• Exercise: Begin with the first line below and retype each line exactly through the line containing "import * as". Any pictures are to be left out.

------------------------------------------------------------

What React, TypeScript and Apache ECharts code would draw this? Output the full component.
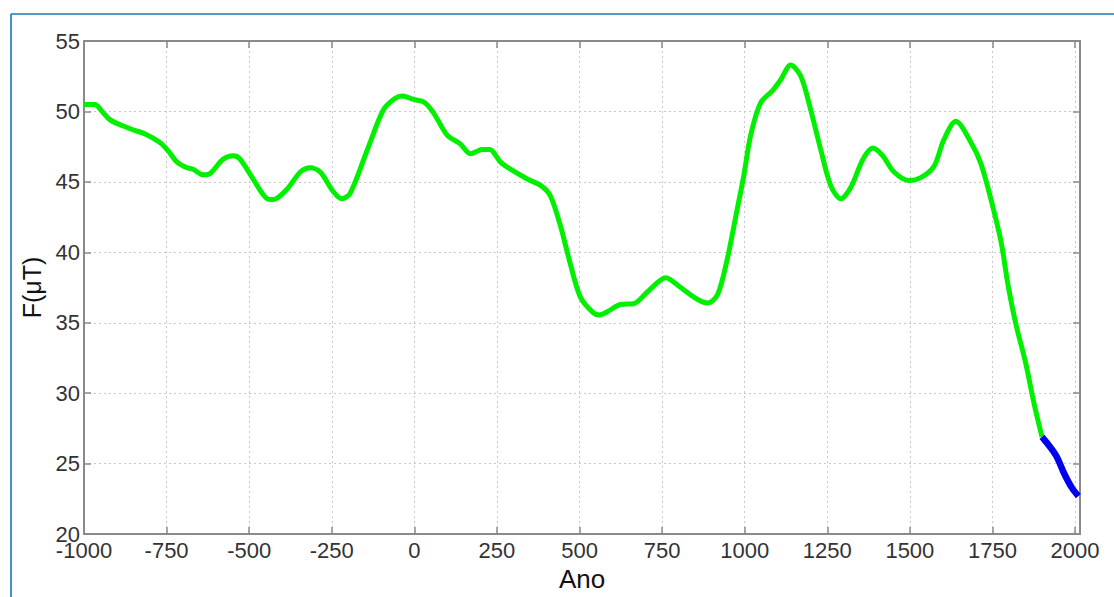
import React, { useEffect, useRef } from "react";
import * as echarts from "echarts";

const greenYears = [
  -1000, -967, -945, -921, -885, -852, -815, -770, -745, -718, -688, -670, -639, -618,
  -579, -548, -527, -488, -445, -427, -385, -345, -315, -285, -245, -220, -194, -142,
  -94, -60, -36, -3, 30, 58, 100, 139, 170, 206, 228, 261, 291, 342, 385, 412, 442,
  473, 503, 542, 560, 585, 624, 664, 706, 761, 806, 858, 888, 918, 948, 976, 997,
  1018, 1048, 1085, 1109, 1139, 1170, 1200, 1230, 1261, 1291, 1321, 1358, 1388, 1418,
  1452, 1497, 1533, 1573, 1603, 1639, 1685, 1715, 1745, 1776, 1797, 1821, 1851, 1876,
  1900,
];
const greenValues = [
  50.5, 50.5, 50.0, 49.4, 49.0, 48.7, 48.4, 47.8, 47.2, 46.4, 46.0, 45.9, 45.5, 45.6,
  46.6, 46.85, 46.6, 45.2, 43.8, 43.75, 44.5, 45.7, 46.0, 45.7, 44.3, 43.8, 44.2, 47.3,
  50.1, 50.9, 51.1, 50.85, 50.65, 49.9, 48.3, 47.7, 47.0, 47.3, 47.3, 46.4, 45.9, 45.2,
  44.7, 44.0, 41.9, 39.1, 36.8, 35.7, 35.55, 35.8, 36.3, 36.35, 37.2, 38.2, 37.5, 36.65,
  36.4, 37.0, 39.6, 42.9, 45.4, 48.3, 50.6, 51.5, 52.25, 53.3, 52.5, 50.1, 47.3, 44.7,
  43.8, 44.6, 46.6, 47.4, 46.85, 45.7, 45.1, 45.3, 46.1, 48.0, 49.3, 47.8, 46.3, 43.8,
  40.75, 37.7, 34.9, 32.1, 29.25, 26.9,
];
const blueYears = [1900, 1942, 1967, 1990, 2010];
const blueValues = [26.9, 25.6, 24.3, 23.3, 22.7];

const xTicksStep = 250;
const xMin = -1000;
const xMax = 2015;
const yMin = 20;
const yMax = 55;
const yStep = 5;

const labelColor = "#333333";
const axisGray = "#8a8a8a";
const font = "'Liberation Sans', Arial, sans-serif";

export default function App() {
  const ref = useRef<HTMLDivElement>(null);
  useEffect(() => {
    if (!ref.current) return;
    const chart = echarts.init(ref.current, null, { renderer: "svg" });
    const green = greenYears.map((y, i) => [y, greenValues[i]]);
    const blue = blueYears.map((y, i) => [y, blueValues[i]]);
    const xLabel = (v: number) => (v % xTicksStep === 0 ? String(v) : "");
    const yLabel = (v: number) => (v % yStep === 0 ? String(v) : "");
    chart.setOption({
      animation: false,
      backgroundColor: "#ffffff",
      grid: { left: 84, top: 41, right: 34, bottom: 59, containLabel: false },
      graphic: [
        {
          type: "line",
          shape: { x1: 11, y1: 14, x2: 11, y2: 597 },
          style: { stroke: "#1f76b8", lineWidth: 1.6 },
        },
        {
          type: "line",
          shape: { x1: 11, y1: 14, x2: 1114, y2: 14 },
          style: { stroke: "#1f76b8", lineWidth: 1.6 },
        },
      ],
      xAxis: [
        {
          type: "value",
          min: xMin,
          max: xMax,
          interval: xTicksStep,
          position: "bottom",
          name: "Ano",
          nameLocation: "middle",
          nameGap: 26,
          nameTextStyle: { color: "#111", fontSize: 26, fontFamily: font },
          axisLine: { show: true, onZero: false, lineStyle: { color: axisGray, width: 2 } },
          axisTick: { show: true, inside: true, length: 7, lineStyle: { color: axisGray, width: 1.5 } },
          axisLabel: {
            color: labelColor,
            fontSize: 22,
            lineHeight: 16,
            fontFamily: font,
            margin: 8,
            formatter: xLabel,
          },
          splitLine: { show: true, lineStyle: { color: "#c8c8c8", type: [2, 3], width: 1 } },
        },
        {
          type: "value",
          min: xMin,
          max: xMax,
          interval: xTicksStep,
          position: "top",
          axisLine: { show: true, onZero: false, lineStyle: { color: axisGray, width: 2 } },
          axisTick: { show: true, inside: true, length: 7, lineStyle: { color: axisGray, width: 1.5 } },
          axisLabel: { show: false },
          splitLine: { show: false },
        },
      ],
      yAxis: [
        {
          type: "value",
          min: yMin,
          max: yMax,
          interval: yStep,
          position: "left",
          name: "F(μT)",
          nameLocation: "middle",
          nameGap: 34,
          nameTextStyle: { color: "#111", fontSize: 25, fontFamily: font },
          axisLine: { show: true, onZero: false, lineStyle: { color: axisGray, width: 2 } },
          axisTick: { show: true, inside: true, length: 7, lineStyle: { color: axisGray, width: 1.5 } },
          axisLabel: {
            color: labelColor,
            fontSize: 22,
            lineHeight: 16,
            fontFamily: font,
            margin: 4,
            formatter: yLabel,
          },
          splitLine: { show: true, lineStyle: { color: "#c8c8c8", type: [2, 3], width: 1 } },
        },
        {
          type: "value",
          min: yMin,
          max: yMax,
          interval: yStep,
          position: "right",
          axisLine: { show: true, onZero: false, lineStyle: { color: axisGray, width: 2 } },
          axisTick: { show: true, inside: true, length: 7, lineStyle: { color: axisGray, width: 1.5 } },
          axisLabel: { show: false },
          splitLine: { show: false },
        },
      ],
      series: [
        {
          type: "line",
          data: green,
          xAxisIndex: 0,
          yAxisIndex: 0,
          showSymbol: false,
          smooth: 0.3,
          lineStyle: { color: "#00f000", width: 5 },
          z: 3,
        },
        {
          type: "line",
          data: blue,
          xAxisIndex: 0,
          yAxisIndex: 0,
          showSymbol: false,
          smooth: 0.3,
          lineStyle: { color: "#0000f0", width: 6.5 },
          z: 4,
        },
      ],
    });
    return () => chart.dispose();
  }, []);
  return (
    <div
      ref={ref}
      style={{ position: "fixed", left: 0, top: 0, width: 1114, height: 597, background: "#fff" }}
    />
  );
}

------------------------------------------------------------

• Answer for this exercise:
What React, TypeScript and Apache ECharts code would draw this? Output the full component.
import React, { useEffect, useRef } from "react";
import * as echarts from "echarts";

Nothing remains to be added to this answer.